Yet although this visual unity in style was very visible in the Deer Tick shows I attended, it was far less overt at the smaller art folk shows I went to. Maybe this has to do with a different set of underlying values that revolve around a deep connection with art rather than with this yearning for the country. Kyla, who is also an artist, mentioned how her “music and art are inseparable.” Yet there’s something else; why would these seemingly different scenes both choose to play semi-traditional folk music? As Lornell argues about the folk revival in the 60’s, “Urban in-migration, modernization, and the development of suburban tract homes placed more Americans even further from their rural roots” (246), which led to, as Paton remarked, in “urban Americans [beginning] to satisfy their gnawing need for identity by seeking roots in the fertile soil of the American folk tradition” (41).

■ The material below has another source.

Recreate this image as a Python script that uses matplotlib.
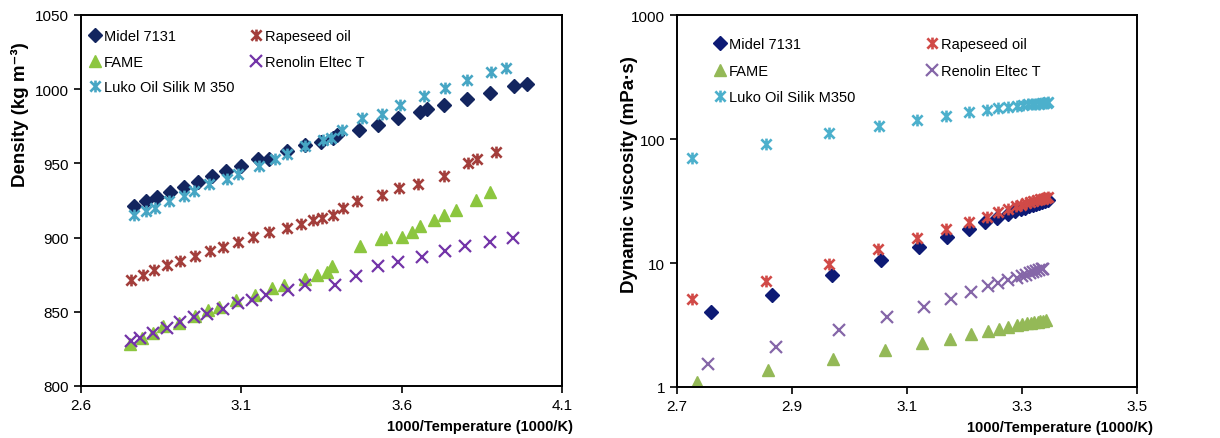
import numpy as np
import matplotlib
matplotlib.use('Agg')
import matplotlib.pyplot as plt
from matplotlib.path import Path
from matplotlib.ticker import FixedLocator, NullLocator, FuncFormatter

plt.rcParams['font.family'] = ['Liberation Sans', 'DejaVu Sans']

# ---- density (left) ----
midel_x_d = [2.765, 2.803, 2.838, 2.877, 2.922, 2.964, 3.008, 3.053, 3.099, 3.151, 3.187, 3.242, 3.299,
             3.347, 3.385, 3.397, 3.466, 3.525, 3.588, 3.657, 3.678, 3.732, 3.805, 3.875, 3.951, 3.992]
midel_y_d = [921.2, 924.5, 927.3, 930.8, 934.2, 937.8, 941.2, 944.8, 948.2, 952.7, 953.2, 958.3, 962.2,
             964.4, 967.3, 968.9, 972.5, 975.9, 980.6, 984.5, 986.5, 989.4, 993.2, 997.3, 1002.2, 1003.8]

rape_x_d = [2.755, 2.792, 2.829, 2.869, 2.909, 2.955, 3.002, 3.044, 3.089, 3.137, 3.186, 3.243, 3.285,
            3.324, 3.352, 3.387, 3.418, 3.460, 3.539, 3.591, 3.650, 3.731, 3.808, 3.836, 3.893]
rape_y_d = [871.6, 874.8, 878.2, 881.3, 884.0, 887.4, 891.2, 893.7, 897.1, 900.2, 903.6, 906.8, 909.5,
            911.7, 913.1, 915.5, 920.1, 924.5, 928.6, 933.1, 936.3, 941.2, 950.5, 952.7, 957.7]

fame_x_d = [2.753, 2.789, 2.825, 2.857, 2.907, 2.955, 2.997, 3.031, 3.083, 3.143, 3.195, 3.233, 3.299,
            3.337, 3.366, 3.383, 3.470, 3.534, 3.551, 3.602, 3.633, 3.657, 3.701, 3.732, 3.768, 3.831, 3.875]
fame_y_d = [828.5, 832.5, 835.8, 840.1, 842.5, 847.0, 851.4, 853.2, 858.1, 861.5, 866.0, 868.2, 872.3,
            875.0, 876.6, 880.6, 894.1, 899.1, 900.2, 900.5, 903.8, 908.1, 911.7, 914.9, 918.9, 925.2, 930.6]

reno_x_d = [2.755, 2.784, 2.825, 2.867, 2.909, 2.953, 2.992, 3.044, 3.090, 3.134, 3.177, 3.245, 3.299,
            3.392, 3.457, 3.525, 3.589, 3.662, 3.735, 3.797, 3.875, 3.948]
reno_y_d = [830.0, 832.2, 836.0, 839.4, 843.0, 846.2, 848.6, 851.8, 855.9, 858.1, 861.0, 864.9, 868.2,
            868.2, 874.3, 880.6, 883.6, 886.9, 890.8, 894.1, 897.1, 899.8]

luko_x_d = [2.765, 2.803, 2.831, 2.874, 2.922, 2.951, 3.000, 3.055, 3.091, 3.154, 3.206, 3.242, 3.299,
            3.356, 3.379, 3.414, 3.477, 3.540, 3.596, 3.669, 3.736, 3.804, 3.880, 3.926]
luko_y_d = [915.5, 918.2, 920.1, 924.5, 927.9, 931.3, 935.8, 939.6, 942.6, 948.2, 952.7, 956.1, 961.7,
            965.8, 967.3, 972.3, 980.9, 983.1, 989.2, 995.1, 1000.5, 1006.1, 1011.9, 1014.6]

# ---- viscosity (right) ----
midel_x_v = [2.759, 2.866, 2.970, 3.055, 3.121, 3.170, 3.207, 3.236, 3.257, 3.276, 3.288, 3.298, 3.306,
             3.313, 3.319, 3.325, 3.330, 3.335, 3.340, 3.346]
midel_y_v = [4.0, 5.54, 7.94, 10.6, 13.4, 16.2, 18.8, 21.3, 23.1, 24.9, 26.2, 27.1, 27.9,
             28.6, 29.3, 29.9, 30.5, 31.0, 31.6, 32.1]

rape_x_v = [2.726, 2.855, 2.964, 3.049, 3.118, 3.168, 3.207, 3.239, 3.259, 3.276, 3.289, 3.299, 3.307,
            3.314, 3.320, 3.326, 3.331, 3.336, 3.341, 3.346]
rape_y_v = [5.11, 7.12, 9.81, 12.9, 15.8, 18.8, 21.3, 23.7, 25.8, 27.4, 28.6, 29.5, 30.3,
            31.0, 31.6, 32.1, 32.6, 33.0, 33.4, 33.8]

fame_x_v = [2.734, 2.859, 2.972, 3.061, 3.126, 3.175, 3.211, 3.240, 3.260, 3.276, 3.291, 3.300, 3.308,
            3.315, 3.321, 3.327, 3.332, 3.337, 3.341]
fame_y_v = [1.10, 1.37, 1.67, 1.98, 2.26, 2.44, 2.69, 2.83, 2.96, 3.06, 3.16, 3.21, 3.26,
            3.30, 3.34, 3.37, 3.40, 3.42, 3.45]

reno_x_v = [2.754, 2.873, 2.982, 3.065, 3.130, 3.176, 3.211, 3.240, 3.259, 3.276, 3.291, 3.300, 3.307,
            3.314, 3.320, 3.325, 3.330, 3.334, 3.337]
reno_y_v = [1.54, 2.11, 2.87, 3.64, 4.41, 5.17, 5.87, 6.51, 6.95, 7.26, 7.59, 7.85, 8.05,
            8.25, 8.45, 8.6, 8.75, 8.9, 9.0]

luko_x_v = [2.726, 2.855, 2.965, 3.051, 3.118, 3.168, 3.207, 3.239, 3.259, 3.276, 3.291, 3.302, 3.310,
            3.317, 3.323, 3.329, 3.334, 3.339, 3.343, 3.346]
luko_y_v = [70.7, 91.0, 111, 128, 142, 154, 165, 172, 178, 182, 185, 189, 190,
            191, 192, 193, 194, 195, 196, 197]

# excel style "star" marker: x with a vertical bar
star = Path([(-1, -1), (1, 1), (-1, 1), (1, -1), (0, -1.15), (0, 1.15)],
            [Path.MOVETO, Path.LINETO, Path.MOVETO, Path.LINETO, Path.MOVETO, Path.LINETO])

fig = plt.figure(figsize=(12.2, 4.39), dpi=100)
ax1 = fig.add_axes([81/1220, 52/439, 481/1220, 371/439])
ax2 = fig.add_axes([677/1220, 51/439, 460/1220, 372/439])


def draw(ax, data, colors):
    h = {}
    (mx, my), (rx, ry), (fx, fy), (nx, ny), (lx, ly) = data
    h['m'], = ax.plot(mx, my, 'D', color=colors[0], ms=6.8, mec=colors[0], ls='none', label='Midel 7131')
    h['r'], = ax.plot(rx, ry, marker=star, color=colors[1], ms=8.5, mfc='none', mew=1.9, ls='none',
                      label='Rapeseed oil')
    h['f'], = ax.plot(fx, fy, '^', color=colors[2], ms=8.5, ls='none', label='FAME')
    h['n'], = ax.plot(nx, ny, 'x', color=colors[3], ms=8.5, mew=1.6, ls='none', label='Renolin Eltec T')
    h['l'], = ax.plot(lx, ly, marker=star, color=colors[4], ms=8.5, mfc='none', mew=1.9, ls='none')
    return h


h1 = draw(ax1, [(midel_x_d, midel_y_d), (rape_x_d, rape_y_d), (fame_x_d, fame_y_d),
                (reno_x_d, reno_y_d), (luko_x_d, luko_y_d)],
          ['#13255f', '#a33e3b', '#8cc63f', '#7334a8', '#47a6c4'])
h2 = draw(ax2, [(midel_x_v, midel_y_v), (rape_x_v, rape_y_v), (fame_x_v, fame_y_v),
                (reno_x_v, reno_y_v), (luko_x_v, luko_y_v)],
          ['#0d1a75', '#d14a47', '#94b957', '#8566a8', '#4cb0cc'])

h1['l'].set_label('Luko Oil Silik M 350')
h2['l'].set_label('Luko Oil Silik M350')

ax1.set_xlim(2.6, 4.1)
ax1.set_ylim(800, 1050)
ax1.set_xticks([2.6, 3.1, 3.6, 4.1])
ax1.set_xticklabels(['2.6', '3.1', '3.6', '4.1'])
ax1.set_yticks([800, 850, 900, 950, 1000, 1050])

ax2.set_yscale('log')
ax2.set_xlim(2.7, 3.5)
ax2.set_ylim(1, 1000)
ax2.set_xticks([2.7, 2.9, 3.1, 3.3, 3.5])
ax2.set_xticklabels(['2.7', '2.9', '3.1', '3.3', '3.5'])
ax2.yaxis.set_major_locator(FixedLocator([1, 10, 100, 1000]))
ax2.yaxis.set_minor_locator(NullLocator())
ax2.yaxis.set_major_formatter(FuncFormatter(lambda v, p: '%d' % v))

for ax in (ax1, ax2):
    for s in ax.spines.values():
        s.set_linewidth(1.4)
        s.set_color('black')
    ax.tick_params(direction='out', length=5, width=1.2, labelsize=11, colors='black')

ax1.set_ylabel('Density (kg m⁻³)', fontsize=13.5, fontweight='bold')
ax1.yaxis.set_label_coords(-0.108, 0.733)
ax1.set_xlabel('1000/Temperature (1000/K)', fontsize=10.5, fontweight='bold', ha='right')
ax1.xaxis.set_label_coords(1.023, -0.09)

ax2.set_ylabel('Dynamic viscosity (mPa·s)', fontsize=13.5, fontweight='bold')
ax2.yaxis.set_label_coords(-0.085, 0.574)
ax2.set_xlabel('1000/Temperature (1000/K)', fontsize=10.5, fontweight='bold', ha='right')
ax2.xaxis.set_label_coords(1.035, -0.088)

ax1.legend(handles=[h1['m'], h1['f'], h1['l'], h1['r'], h1['n']], ncol=2, loc='upper left',
           bbox_to_anchor=(0.02, 0.962), frameon=False, fontsize=10.5, handlelength=0.6,
           handletextpad=0.3, columnspacing=1.2, labelspacing=0.8, borderpad=0, borderaxespad=0)
ax2.legend(handles=[h2['m'], h2['f'], h2['l'], h2['r'], h2['n']], ncol=2, loc='upper left',
           bbox_to_anchor=(0.084, 0.94), frameon=False, fontsize=10.5, handlelength=0.6,
           handletextpad=0.3, columnspacing=5.0, labelspacing=0.85, borderpad=0, borderaxespad=0)

plt.savefig('out.png', dpi=100)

This seems to be repeating itself today as I caught from Dylan’s comment, “I like the particular brand of folk music that we play because it feels like a link to our past generations... New England, Maritime Canada, England, Ireland. It feels as if we are a part of that ongoing cultural heritage when we write songs with these places and people and times and aesthetics in mind, of course, in slightly modernized way.” As Kyla simply stated “Everyone has to tend their roots.”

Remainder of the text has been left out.